Part B (Lessons 6–10)
Topics include calculating the circumference and area of circles; calculating the volume and surface area of cylinders; and properties of angles formed by intersecting lines including parallel lines and transversals.
Transformations of Shapes (G)
Part A (Lessons 1–7)
Topics include congruence of polygons, triangle congruence rules, plotting points on the Cartesian plane, the image of a polygon on the Cartesian plane under translations, reflections and/or rotations on the Cartesian plane, and tessellations.
Part B (Lessons 8–11)
Topics include similarity of polygons, triangle similarity rules, dilatations of polygons, and indirect measurements.
Representing Patterns (A)
Part A (Lessons 1–6)
Topics include representing sequences using tables, general terms and graphs, describing patterns using variables and expressions, extending sequences, and solving problems involving unknown quantities.
Part B (Lessons 7–11)
Topics include equivalent expressions for the general term of a sequence, describing relationships and patterns using equations, and decreasing and naturally occurring sequences.
We begin our discussion of patterning by examining number and image sequences. In this lesson, we focus on stating the pattern rule which describes how to generate the next term in a sequence.
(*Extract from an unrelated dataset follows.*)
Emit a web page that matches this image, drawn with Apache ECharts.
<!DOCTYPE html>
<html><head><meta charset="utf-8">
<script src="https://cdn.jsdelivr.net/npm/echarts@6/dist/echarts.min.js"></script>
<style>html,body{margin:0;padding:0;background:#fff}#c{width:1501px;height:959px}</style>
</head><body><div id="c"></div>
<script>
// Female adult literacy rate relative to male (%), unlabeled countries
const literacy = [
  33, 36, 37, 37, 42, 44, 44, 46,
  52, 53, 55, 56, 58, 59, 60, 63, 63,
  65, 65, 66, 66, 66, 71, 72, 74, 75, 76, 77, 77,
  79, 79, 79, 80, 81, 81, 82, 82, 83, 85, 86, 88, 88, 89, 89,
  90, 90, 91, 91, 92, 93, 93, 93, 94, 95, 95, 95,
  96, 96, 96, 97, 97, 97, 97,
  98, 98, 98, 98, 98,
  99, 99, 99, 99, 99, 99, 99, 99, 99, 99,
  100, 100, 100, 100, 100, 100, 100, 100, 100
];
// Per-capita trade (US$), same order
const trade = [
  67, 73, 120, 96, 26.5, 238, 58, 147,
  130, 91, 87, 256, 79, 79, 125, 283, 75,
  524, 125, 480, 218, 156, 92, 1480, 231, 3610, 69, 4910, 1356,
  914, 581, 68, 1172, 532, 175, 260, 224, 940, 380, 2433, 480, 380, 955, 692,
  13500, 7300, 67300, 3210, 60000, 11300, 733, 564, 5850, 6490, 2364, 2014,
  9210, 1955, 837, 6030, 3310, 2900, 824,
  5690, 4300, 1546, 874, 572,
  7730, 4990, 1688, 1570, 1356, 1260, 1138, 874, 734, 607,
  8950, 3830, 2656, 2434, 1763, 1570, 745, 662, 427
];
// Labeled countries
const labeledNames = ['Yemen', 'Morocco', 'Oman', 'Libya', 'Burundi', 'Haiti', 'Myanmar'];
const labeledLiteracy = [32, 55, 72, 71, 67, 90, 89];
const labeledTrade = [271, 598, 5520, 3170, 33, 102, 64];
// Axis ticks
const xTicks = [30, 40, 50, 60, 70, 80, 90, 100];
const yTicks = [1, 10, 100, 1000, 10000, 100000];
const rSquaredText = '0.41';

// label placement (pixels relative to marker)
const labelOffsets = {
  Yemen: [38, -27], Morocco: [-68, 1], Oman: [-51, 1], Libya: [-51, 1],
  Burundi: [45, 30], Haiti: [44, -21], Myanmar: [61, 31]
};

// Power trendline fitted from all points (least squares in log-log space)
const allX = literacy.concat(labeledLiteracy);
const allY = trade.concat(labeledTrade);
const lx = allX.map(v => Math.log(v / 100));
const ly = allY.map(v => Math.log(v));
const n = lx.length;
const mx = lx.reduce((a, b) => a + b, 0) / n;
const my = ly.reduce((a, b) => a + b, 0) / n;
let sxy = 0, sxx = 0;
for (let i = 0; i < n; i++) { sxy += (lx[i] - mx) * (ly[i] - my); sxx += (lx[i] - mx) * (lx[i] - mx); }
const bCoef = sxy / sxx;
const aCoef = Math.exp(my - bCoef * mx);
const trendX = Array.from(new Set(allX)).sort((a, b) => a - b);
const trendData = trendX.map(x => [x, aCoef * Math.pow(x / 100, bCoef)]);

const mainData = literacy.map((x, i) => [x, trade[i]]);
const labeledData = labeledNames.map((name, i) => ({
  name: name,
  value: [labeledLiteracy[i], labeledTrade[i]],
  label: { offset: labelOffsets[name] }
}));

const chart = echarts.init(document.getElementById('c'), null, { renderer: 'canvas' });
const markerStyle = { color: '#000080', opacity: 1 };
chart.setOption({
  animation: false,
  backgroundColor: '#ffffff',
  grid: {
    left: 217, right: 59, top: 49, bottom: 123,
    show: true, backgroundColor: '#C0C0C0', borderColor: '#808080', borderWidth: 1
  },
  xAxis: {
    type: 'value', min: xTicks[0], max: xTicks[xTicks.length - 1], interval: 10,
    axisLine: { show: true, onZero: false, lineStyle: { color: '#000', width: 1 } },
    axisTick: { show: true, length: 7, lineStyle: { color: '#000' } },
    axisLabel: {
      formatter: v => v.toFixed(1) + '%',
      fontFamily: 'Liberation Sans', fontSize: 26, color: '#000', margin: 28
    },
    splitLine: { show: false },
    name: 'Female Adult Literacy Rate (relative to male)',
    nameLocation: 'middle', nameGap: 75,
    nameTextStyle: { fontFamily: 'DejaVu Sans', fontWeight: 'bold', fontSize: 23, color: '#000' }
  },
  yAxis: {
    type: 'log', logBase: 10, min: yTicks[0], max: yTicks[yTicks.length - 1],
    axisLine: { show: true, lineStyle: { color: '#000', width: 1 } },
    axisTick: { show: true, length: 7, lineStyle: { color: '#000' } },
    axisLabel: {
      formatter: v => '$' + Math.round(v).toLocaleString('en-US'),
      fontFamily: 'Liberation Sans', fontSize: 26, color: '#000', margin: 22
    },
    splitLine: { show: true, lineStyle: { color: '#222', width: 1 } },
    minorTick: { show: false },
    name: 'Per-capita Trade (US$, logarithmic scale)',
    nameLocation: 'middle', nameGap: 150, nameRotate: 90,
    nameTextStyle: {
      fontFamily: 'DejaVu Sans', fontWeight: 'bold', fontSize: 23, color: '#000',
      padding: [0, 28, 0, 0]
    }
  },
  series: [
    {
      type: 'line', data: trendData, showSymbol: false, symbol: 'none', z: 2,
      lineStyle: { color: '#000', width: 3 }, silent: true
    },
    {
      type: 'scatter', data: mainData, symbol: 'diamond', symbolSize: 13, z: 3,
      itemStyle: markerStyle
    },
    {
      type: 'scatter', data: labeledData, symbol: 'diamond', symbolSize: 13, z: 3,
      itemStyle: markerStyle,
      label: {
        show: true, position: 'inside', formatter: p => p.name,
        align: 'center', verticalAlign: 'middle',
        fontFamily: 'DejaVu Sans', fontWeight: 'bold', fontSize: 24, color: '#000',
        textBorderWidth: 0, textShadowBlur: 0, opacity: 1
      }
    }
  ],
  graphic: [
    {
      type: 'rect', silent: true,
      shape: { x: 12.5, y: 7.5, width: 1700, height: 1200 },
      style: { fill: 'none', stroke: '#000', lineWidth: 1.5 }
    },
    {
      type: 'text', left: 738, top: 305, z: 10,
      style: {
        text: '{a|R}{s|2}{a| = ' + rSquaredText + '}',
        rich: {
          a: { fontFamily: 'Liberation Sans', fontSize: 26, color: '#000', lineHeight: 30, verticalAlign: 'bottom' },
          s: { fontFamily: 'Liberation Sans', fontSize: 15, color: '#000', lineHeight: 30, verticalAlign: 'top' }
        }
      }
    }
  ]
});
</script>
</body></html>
This lesson explores the relationship between the term number and the term value, that is, the relationship between a term in a sequence and its position in that sequence. We then use the general term to find the value of a term in a sequence given its term number.
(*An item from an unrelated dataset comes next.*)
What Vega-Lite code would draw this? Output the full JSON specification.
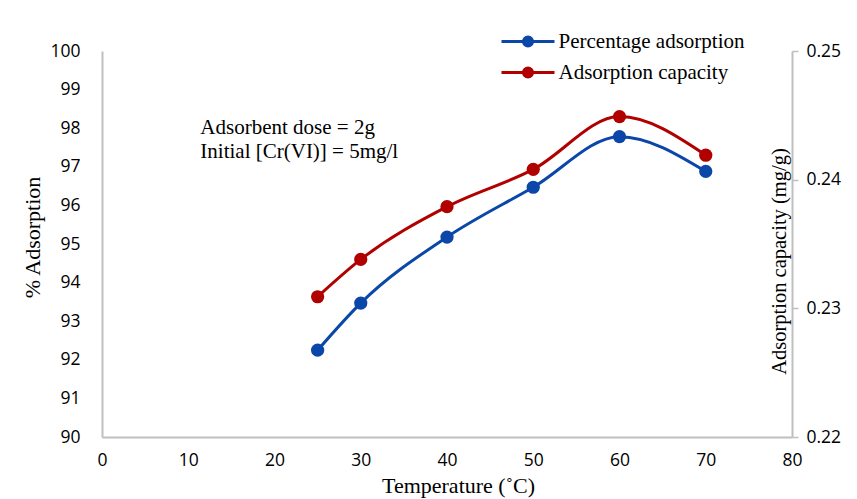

We continue to find the general term of sequences, with emphasis on how to use a variable to represent an unknown quantity. This lesson concludes with a discussion on substitution, where we evaluate expressions by substituting a number for a variable in the general term.
In this lesson, we encounter sequences that have a different type of relationship than what we have previously seen. You will continue to practise finding the general term of a sequence, concluding the lesson with some application problems.
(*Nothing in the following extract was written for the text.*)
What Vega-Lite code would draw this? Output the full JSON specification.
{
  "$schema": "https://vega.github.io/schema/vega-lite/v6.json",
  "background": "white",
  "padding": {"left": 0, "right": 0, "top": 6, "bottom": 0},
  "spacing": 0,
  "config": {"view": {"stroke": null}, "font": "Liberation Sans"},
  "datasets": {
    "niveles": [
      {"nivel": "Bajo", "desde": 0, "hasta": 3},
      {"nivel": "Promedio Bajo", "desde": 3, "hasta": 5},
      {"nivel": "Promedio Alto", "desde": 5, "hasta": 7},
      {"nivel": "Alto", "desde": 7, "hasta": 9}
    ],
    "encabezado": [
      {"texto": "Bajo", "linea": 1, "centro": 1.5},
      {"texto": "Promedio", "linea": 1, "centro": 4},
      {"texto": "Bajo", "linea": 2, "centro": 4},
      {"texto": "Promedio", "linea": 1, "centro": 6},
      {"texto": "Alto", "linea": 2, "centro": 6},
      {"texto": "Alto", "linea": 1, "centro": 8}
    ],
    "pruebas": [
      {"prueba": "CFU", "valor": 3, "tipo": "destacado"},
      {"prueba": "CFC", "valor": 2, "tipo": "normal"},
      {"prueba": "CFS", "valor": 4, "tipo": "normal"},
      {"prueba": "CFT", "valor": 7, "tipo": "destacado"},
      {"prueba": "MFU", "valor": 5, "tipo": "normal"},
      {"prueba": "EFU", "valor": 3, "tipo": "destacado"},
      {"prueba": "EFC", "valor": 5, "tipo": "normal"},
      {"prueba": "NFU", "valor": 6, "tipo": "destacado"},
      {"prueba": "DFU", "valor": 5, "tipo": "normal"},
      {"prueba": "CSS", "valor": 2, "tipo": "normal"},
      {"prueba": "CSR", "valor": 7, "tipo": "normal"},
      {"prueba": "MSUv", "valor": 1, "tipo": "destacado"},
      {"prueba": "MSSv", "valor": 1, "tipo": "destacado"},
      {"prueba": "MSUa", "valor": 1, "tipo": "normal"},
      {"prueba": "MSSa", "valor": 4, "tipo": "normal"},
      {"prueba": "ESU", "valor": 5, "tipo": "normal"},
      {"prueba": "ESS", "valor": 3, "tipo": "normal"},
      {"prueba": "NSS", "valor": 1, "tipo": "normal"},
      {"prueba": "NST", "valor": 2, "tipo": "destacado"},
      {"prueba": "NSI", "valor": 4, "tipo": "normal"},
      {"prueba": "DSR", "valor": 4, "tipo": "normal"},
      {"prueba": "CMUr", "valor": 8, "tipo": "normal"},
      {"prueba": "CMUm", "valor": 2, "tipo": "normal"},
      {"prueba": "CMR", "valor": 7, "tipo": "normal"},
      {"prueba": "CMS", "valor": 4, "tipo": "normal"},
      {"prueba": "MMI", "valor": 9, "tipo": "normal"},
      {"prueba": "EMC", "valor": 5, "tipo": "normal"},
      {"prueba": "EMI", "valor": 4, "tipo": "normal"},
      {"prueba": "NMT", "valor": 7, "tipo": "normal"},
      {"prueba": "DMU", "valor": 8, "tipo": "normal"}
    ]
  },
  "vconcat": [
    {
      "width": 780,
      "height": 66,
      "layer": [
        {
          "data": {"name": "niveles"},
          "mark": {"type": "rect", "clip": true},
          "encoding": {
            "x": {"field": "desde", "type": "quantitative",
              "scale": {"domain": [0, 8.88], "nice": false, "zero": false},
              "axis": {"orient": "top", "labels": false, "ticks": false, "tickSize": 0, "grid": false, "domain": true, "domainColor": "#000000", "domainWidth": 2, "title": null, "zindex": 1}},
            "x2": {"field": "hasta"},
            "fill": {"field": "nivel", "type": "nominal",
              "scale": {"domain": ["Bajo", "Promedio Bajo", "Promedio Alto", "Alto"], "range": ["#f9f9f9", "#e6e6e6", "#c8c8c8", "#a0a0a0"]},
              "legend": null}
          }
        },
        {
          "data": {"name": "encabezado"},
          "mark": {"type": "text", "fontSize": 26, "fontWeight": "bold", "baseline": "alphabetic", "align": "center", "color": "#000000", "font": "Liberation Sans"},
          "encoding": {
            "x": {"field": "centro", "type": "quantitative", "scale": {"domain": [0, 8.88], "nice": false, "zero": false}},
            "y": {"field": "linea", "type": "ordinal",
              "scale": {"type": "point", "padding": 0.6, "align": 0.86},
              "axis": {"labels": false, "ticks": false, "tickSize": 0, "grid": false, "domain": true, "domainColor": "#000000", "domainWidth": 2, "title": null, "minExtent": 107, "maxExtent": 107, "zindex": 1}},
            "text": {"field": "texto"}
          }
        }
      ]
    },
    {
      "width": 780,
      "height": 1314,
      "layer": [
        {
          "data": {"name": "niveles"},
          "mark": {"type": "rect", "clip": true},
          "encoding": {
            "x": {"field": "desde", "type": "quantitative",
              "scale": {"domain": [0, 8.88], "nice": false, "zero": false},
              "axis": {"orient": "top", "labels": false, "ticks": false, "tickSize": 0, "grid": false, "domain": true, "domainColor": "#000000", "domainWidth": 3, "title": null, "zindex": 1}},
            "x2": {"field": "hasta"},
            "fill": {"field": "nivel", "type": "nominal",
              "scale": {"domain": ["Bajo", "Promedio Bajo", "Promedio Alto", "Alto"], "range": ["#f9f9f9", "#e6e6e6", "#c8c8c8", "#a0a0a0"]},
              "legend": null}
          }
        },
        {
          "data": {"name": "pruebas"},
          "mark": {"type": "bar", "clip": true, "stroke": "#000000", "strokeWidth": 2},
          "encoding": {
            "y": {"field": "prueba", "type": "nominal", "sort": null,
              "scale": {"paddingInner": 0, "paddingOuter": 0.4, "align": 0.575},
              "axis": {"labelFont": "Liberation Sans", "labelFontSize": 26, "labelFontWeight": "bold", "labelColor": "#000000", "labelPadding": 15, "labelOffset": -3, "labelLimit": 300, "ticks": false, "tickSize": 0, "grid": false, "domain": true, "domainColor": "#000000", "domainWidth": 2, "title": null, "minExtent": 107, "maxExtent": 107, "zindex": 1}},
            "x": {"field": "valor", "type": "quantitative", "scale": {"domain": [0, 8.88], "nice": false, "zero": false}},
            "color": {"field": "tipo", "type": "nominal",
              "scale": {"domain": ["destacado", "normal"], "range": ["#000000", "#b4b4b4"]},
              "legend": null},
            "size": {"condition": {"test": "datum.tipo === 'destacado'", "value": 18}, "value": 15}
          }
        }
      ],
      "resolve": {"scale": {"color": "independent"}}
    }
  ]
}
In this lesson, we explore how to represent a sequence graphically. With a sequence represented on a graph, we then use the graph to determine the term number that corresponds to a given term in the sequence. Finally, you will practise how to find the general term of a sequence given its graph.
In this lesson, we connect the different sequences that we have studied so far. We continue using tables, graphs, and general terms to study the patterns that sequences represent.
In this lesson, we review how to represent a sequence using a table, a general term, or a graph. Emphasis is put on determining which of these three representations is most appropriate in a particular problem-solving situation.
In this lesson, we analyze different patterns that generate the same sequence of numbers. We generate various expressions to represent the different interpretations of a pattern, and learn how to determine whether two expressions are equivalent.
In this lesson, we learn the difference between an expression and an equation, and explore how each can be used when describing patterns. In particular, we use expressions for the general term of a sequence to form equations to represent relationships in sequences.
In this lesson, we define and explore decreasing sequences. You are challenged to consider how strategies for finding the general terms of increasing sequences can be used to write an equation representing a decreasing sequence. We also examine how some sequences of numbers that arise from physical situations cannot continue forever due to real-world boundaries.
In this lesson, we look beyond the typical sequences discussed in this unit and explore more naturally occurring sequences. The examples focus on popular puzzles and real-life growth and depreciation scenarios. We conclude by discussing, through an example, how apparent patterns can sometimes be deceiving.
Equations and the Pythagorean Theorem (A)
Part A (Lessons 1–7)
Topics include using variables in expressions, equations, and inequalities, identifying and exploring linear relationships, solving equations and inequalities by inspection, trial and error, and using visual models, and simplifying expressions by collecting like terms.
Part B (Lessons 8-15)
Topics include solving equations and inequalities using algebraic techniques, comparing the differences between evaluating an expression and solving an equation, exploring equations with multiple variables, and the Pythagorean Theorem.
Data Collection and Graphs (D)
Part A (Lessons 1–5)
Topics include different types of data; population, sample and census; bias in data collection arising from question wording, accepted answers and choice of sample group; frequency and relative frequency tables and graphs; reading and creating circle graphs; choosing an appropriate graph type for a data set; bias in data representation arising from the chosen graph type, graph structure and shape, and axis labels and scales.
Part B (Lessons 6–9)
Topics include organizing continuous data into stem-and-leaf plots and frequency tables with intervals; as well as creating and reading histograms, and scatter plots.
Data Analysis (D)
Part A (Lessons 1–4)
Topics include determining the mean, median, and mode of data sets; studying the effects of adding data to a data set or removing data from a data set; exploring the effect of outliers on the mean, median, and mode; and practising drawing conclusions and making predictions from data in graphs.
Part B (Lessons 5–8)
Topics include interpreting data, histograms, and scatter plots and drawing conclusions from these graphs; describing relationships between the two variables in a scatter plot; estimating rates of change associated with scatter plots; making predictions supported by the data in histograms and scatter plots; and using appropriate measures of central tendency to compare two data sets.
Probability (D)
Part A (Lessons 1–4)
Topics include random experiments, outcomes, and events; calculating theoretical probabilities of single events; comparing probabilities of different events; independent events; experimental probability; and using probabilities to make predictions.
Part B (Lessons 5–8)
Topics include comparing theoretical probabilities and experimental probabilities; exploring how the number of trials impacts probability estimates; complementary events; setting up and running simulations using probability models; and revisiting independent events.